Ahora, en esta especie de "segunda vuelta de tuerca" de un mismo tema, ya no habrá ni artículos de la wikipedia, ni reflexiones personales ni vídeos alusivos... No. Para acceder a esa información, podéis seguir acudiendo a las entradas sobre cada uno de esos cetáceos y sobre otros muchos animales marinos que hice durante el 2013. Ahora me limitaré a colgar (aún no sé con qué frecuencia) un mero fragmento de la novela, aquel en el que se produce el encuentro entre uno de esos ocho animales y el grupo de viajeros, así como la subsiguiente entrega de una determinada virtud en el momento del adiós. Serán ocho fragmentos, ocho encuentros; nada más. Y lo haré porque en todos hay un triste factor común, más allá de la concesión de aquella virtud que quedará custodiada en cada una de las Piedras de Ceto: Estos ocho encuentros en las vidas concretas de estas ocho criaturas marinas muestran los muchos daños que se les infringen en nuestros mares a los animales en general y a los mamíferos marinos en particular. Esos ocho precisamente han sufrido en sus propias carnes un abuso muy concreto y es por ello que han acabado siendo  los elegidos para entregar una determinada virtud también muy concreta, "rescatada" como quien dice de ese mismo dolor. 
Y, como supongo que habréis adivinado, empezaré esta nueva etapa del blog con el encuentro con un calderón negro, aunque en esta ocasión el sufrimiento que narro en el fragmento de la novela no será el que padecen estos pobres animales en las islas Feroe, año tras año, sino otro diferente y aunque muchísimo menos salvaje, igualmente cruel y abusivo.
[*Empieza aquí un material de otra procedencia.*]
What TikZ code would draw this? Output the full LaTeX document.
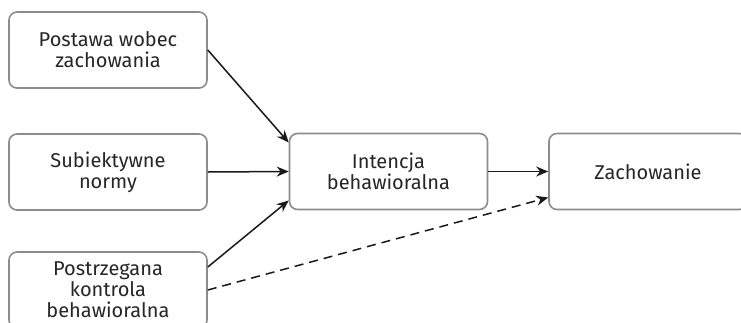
\documentclass[tikz,border=0pt]{standalone}
\usepackage{fontspec}
\setmainfont{Fira Sans}
\usetikzlibrary{positioning,calc,arrows.meta}

\begin{document}
\begin{tikzpicture}[x=1pt,y=-1pt,
    box/.style={draw=black!45, line width=1.6pt, rounded corners=8pt, fill=white,
        minimum width=198pt, minimum height=76pt, align=center, text=black!85,
        font=\fontsize{20}{21}\selectfont},
    arr/.style={-{Stealth[length=12pt,width=10pt]}, line width=1.5pt, black!90}]
    \useasboundingbox (0,0) rectangle (741,322);
    \clip (0,0) rectangle (741,322);

    % Inputs
    \node[box] (attitude) at (108,50) {Postawa wobec\\zachowania};
    \node[box] (norms) at (108,172) {Subiektywne\\normy};
    \node[box] (control) at (108,290) {Postrzegana\\kontrola\\behawioralna};

    % Intention and behaviour
    \node[box] (intention) at (388.5,171.5) {Intencja\\behawioralna};
    \node[box] (behaviour) at (648,171.5) {Zachowanie};

    % Arrows
    \draw[arr] (attitude.east) -- ($(intention.west)+(0,-29)$);
    \draw[arr] (norms.east) -- (intention.west);
    \draw[arr] ($(control.east)+(0,-23)$) -- ($(intention.west)+(0,29)$);
    \draw[arr] (intention.east) -- (behaviour.west);
    \draw[arr, dashed, dash pattern=on 9pt off 6pt] (control.east) -- ($(behaviour.west)+(0,26)$);
\end{tikzpicture}
\end{document}
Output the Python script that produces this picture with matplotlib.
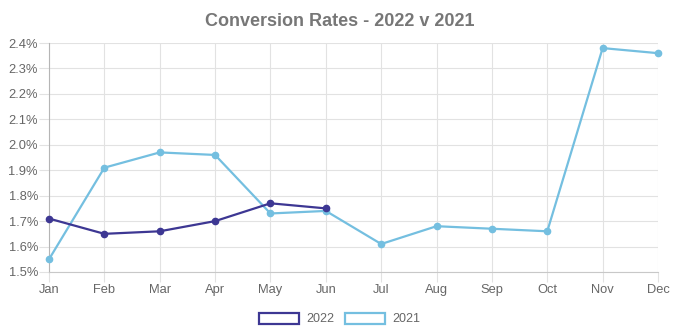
import matplotlib
matplotlib.use('Agg')
from matplotlib import pyplot as plt
from matplotlib.patches import Rectangle
from matplotlib.ticker import FuncFormatter

# data
months = ['Jan', 'Feb', 'Mar', 'Apr', 'May', 'Jun',
          'Jul', 'Aug', 'Sep', 'Oct', 'Nov', 'Dec']
rates2022 = [1.71, 1.65, 1.66, 1.70, 1.77, 1.75]
rates2021 = [1.55, 1.91, 1.97, 1.96, 1.73, 1.74,
             1.61, 1.68, 1.67, 1.66, 2.38, 2.36]
yticks = [1.5, 1.6, 1.7, 1.8, 1.9, 2.0, 2.1, 2.2, 2.3, 2.4]

col2022 = '#3d3793'
col2021 = '#74bfe0'
gridCol = '#e2e2e2'
textCol = '#666666'

plt.rcParams['font.family'] = ['Liberation Sans', 'DejaVu Sans']

fig = plt.figure(figsize=(6.79, 3.34), dpi=100)
ax = fig.add_axes([49/679, 1-272/334, 609/679, 229/334])

x2022 = list(range(len(rates2022)))
x2021 = list(range(len(rates2021)))

ax.plot(x2021, rates2021, color=col2021, lw=1.6, marker='o', ms=4.5,
        zorder=3, clip_on=False)
ax.plot(x2022, rates2022, color=col2022, lw=1.6, marker='o', ms=4.5,
        zorder=4, clip_on=False)

ax.set_xlim(0, 11)
ax.set_ylim(1.5, 2.4)
ax.set_xticks(x2021)
ax.set_xticklabels(months)
ax.set_yticks(yticks)
ax.yaxis.set_major_formatter(FuncFormatter(lambda v, p: f'{v:.1f}%'))

ax.grid(True, color=gridCol, lw=0.8)
ax.tick_params(axis='both', colors=gridCol, length=7.5, width=0.8,
               labelcolor=textCol, labelsize=9.3)
ax.tick_params(axis='y', pad=0.5)
ax.tick_params(axis='x', pad=1.0)
for s in ['top', 'right']:
    ax.spines[s].set_visible(False)
ax.spines['left'].set_color('#b5b5b5')
ax.spines['bottom'].set_color('#c8c8c8')
ax.set_axisbelow(True)

fig.text(0.5, 1-21/334, 'Conversion Rates - 2022 v 2021', ha='center',
         va='center', fontsize=13, fontweight='bold', color='#777777')

# legend with hollow boxes
handles = [Rectangle((0, 0), 1, 1, facecolor='white', edgecolor=col2022, lw=1.6),
           Rectangle((0, 0), 1, 1, facecolor='white', edgecolor=col2021, lw=1.6)]
fig.legend(handles, ['2022', '2021'], loc='center', ncol=2,
           bbox_to_anchor=(0.5, 1-319/334), frameon=False, fontsize=9,
           labelcolor=textCol, handlelength=3.2, handleheight=1.0,
           handletextpad=0.6, columnspacing=0.8)

plt.savefig('out.png', dpi=100)
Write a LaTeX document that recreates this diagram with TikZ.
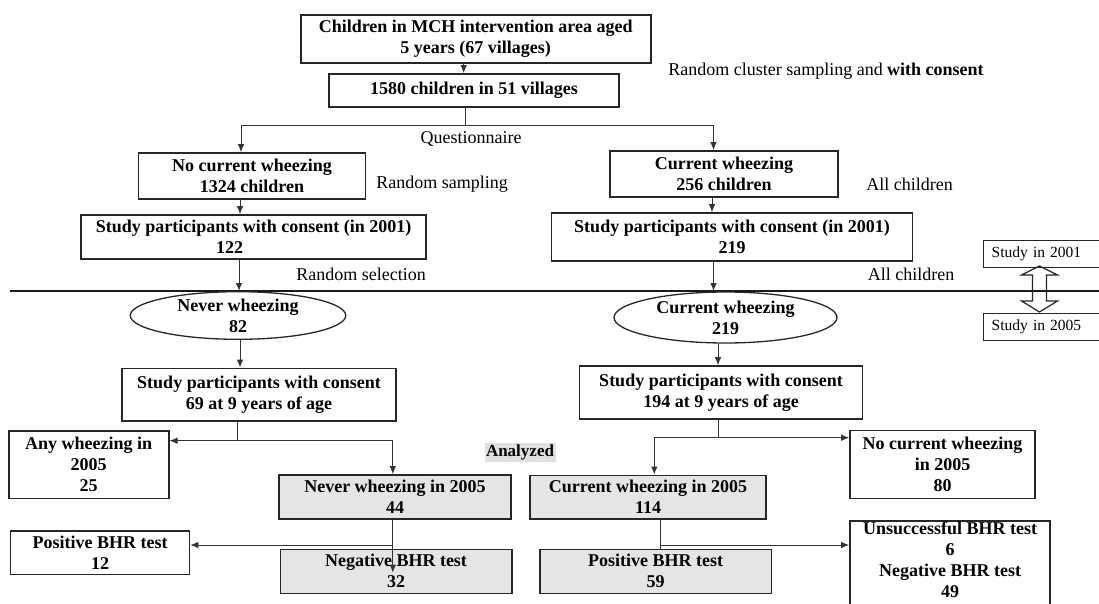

En cualquier caso, este será, de alguna manera, tanto ahora como en las entradas que vengan después, mi pésame y mi homenaje pero, sobre todo, mi reivindicación de unas vidas inocentes que lo único que esperan es poder completar en paz su existencia bajo las olas del mar.
Al primero y al último de estos ocho cetáceos, al alfa y al omega en la concesión de su correspondiente virtud, los reservo para el final por razones que también al final comprenderéis. Y como, dejando aparte ese animal primero, los calderones negros son los más tempranos en aparecer en la trama, nada más abandonar el grupo el mar de Alborán y comenzar su aventura por el Mediterráneo propiamente dicha, la aparición de los demás también irá a su debido tiempo a nivel argumental y en consonancia con el avance del grupo de oeste a este a lo largo de toda la anchura de este "mar de dolores".
Espero que las sucesivas entradas os sirvan para comprender mejor a todos estos animales marinos, para entender sus penurias y, por qué no, para encariñaros aún más con ellos, al igual que me ha ocurrido a mí. Porque, como ya he dicho en más de una ocasión, estoy convencida de que "solo se defiende lo que se ama, y solo se ama aquello que se conoce".
Ojalá el año que viene por estas fechas, haya tanta gente en defensa de los calderones de las islas Feroe y se consiga cambiar, por fin, tanto las cosas, que esas aguas permanezcan en todo momento azules. Maravillosa y serenamente azules.